Starting as a classroom teacher, Hochman, 76, eventually moved on to curriculum development, then administration, including time as the superintendent of the Greenburgh-Graham Union Free School District. Then, beginning in 1988, she spent 11 years as head of The Windward School, which specializes in educating kids with language-based learning difficulties. There, she founded WTTI at the school to codify the school’s methods for success and promulgate its educational philosophy for the mainstream—not just to parents and community members, but also teachers, who, she says, “were not getting research-based information in their graduate programs.”
Hochman believes that educational trends’ emphasis on student exploration and the teaching of themes rather than basic skills reflects an assumption that children will discover what they need to learn with minimal guidance. “The low levels of reading and math and writing skills have caused great concern,” she says. “They’re not limited to learning- and language-disabled kids. Lawyers see it in law firms. Competitive colleges see it in their incoming freshmen. Children are not going to discover what they need to succeed. The philosophy requires explicit instruction in the basic skills—writing, spelling, everything related to the language skills, including math.”
That might include lessons on how to use conjunctions to complicate an argument, writing even in science class, and weeks spent on the structure of paragraphs. Eventually, the theory goes (and it has research to back it up), better writing translates into better thinking—and better learning.
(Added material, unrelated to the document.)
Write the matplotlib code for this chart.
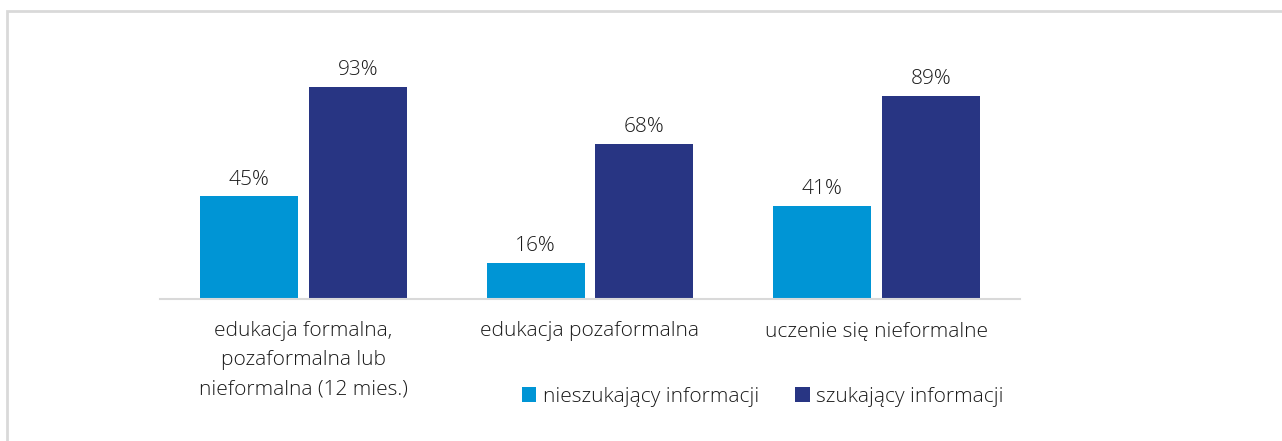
import numpy as np
import matplotlib.pyplot as plt
from matplotlib.patches import Rectangle

plt.rcParams['font.family'] = ['Open Sans', 'DejaVu Sans']
plt.rcParams['font.weight'] = 'light'

categories = ['edukacja formalna,\npozaformalna lub\nnieformalna (12 mies.)',
              'edukacja pozaformalna',
              'uczenie się nieformalne']
nieszukajacy = [45, 16, 41]
szukajacy = [93, 68, 89]
series_names = ['nieszukający informacji', 'szukający informacji']

LIGHT = '#0095d5'
DARK = '#283583'
TXT = '#1a1a1a'

fig = plt.figure(figsize=(12.82, 4.41), dpi=100)
# light gray frame around the chart
fig.patches.append(Rectangle((7 / 1282, -0.1), 1.2, (441 - 11) / 441 + 0.1,
                             transform=fig.transFigure, fill=False,
                             edgecolor='#d9d9d9', linewidth=2))

ax = fig.add_axes([160 / 1282, 1 - 299 / 441, 860 / 1282, 228 / 441])
x = np.arange(len(categories))
w = 0.342
off = 0.19
b1 = ax.bar(x - off, nieszukajacy, w, color=LIGHT, label=series_names[0])
b2 = ax.bar(x + off, szukajacy, w, color=DARK, label=series_names[1])

for bars in (b1, b2):
    for r in bars:
        ax.text(r.get_x() + r.get_width() / 2, r.get_height() + 3,
                f'{r.get_height():.0f}%', ha='center', va='bottom',
                fontsize=15, color=TXT)

ax.set_xlim(-0.5, 2.5)
ax.set_ylim(0, 100)
ax.set_yticks([])
ax.set_xticks(x)
ax.set_xticklabels(categories, fontsize=15, color=TXT, linespacing=1.6)
ax.tick_params(axis='x', length=0, pad=16)
for s in ['top', 'right', 'left']:
    ax.spines[s].set_visible(False)
ax.spines['bottom'].set_color('#d9d9d9')
ax.spines['bottom'].set_linewidth(1.5)

fig.legend(loc='center left', bbox_to_anchor=(503 / 1282, 1 - 397 / 441),
           ncol=2, frameon=False, fontsize=15, handlelength=0.7,
           handleheight=0.7, handletextpad=0.3, columnspacing=1.75,
           labelcolor=TXT)

fig.savefig('out.png', dpi=100)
That philosophy seems to have picked up more than a few admirers. As detailed in an issue of the Atlantic magazine last year, when ideas from WTTI that had already been adopted at prestigious institutions like the Rye Country Day School were implemented at Staten Island’s failing New Dorp High School, pass rates for the English Regents surged from 67 percent in June 2009 to 89 percent in 2011, with similar results on the global-history exam. Graduation rates for this year’s class are expected to be around 80 percent—up from around 63 percent before Hochman’s ideas began to hold sway—and nearly triple the number of kids are enrolled in a program to take college-level courses as there were in 2006. “It’s one of the most dramatic turnarounds I’ve seen in my career,” says Hochman.
She hopes she can bring the success elsewhere. She’s still training educators at the Center for Educational Leadership at the Baruch College School of Public Affairs in New York City. Says Nell Scharff Panero, PhD, director of the Center, “I think of Judy as a national treasure. When I encountered her work, I was speechless. I knew that, for the first time in my education as a teacher and school reformer, I’d encountered a set of ideas and strategies that could make a difference for all levels of children. Her ideas are unbelievably absent from schools across our nation and from teacher-education programs. I taught for thirteen years and had a PhD in English Education and had never been exposed to them.”
Hochman has tried to steer clear of some of the more controversial assertions about her method. She prefers, for instance, to call it “research-based” rather than “rote” or “back-to-basics.” But, at Windward, there’s little controversy. This past summer, the school constructed a new space on Red Oak Lane in White Plains. They named it the Judith C. Hochman Building.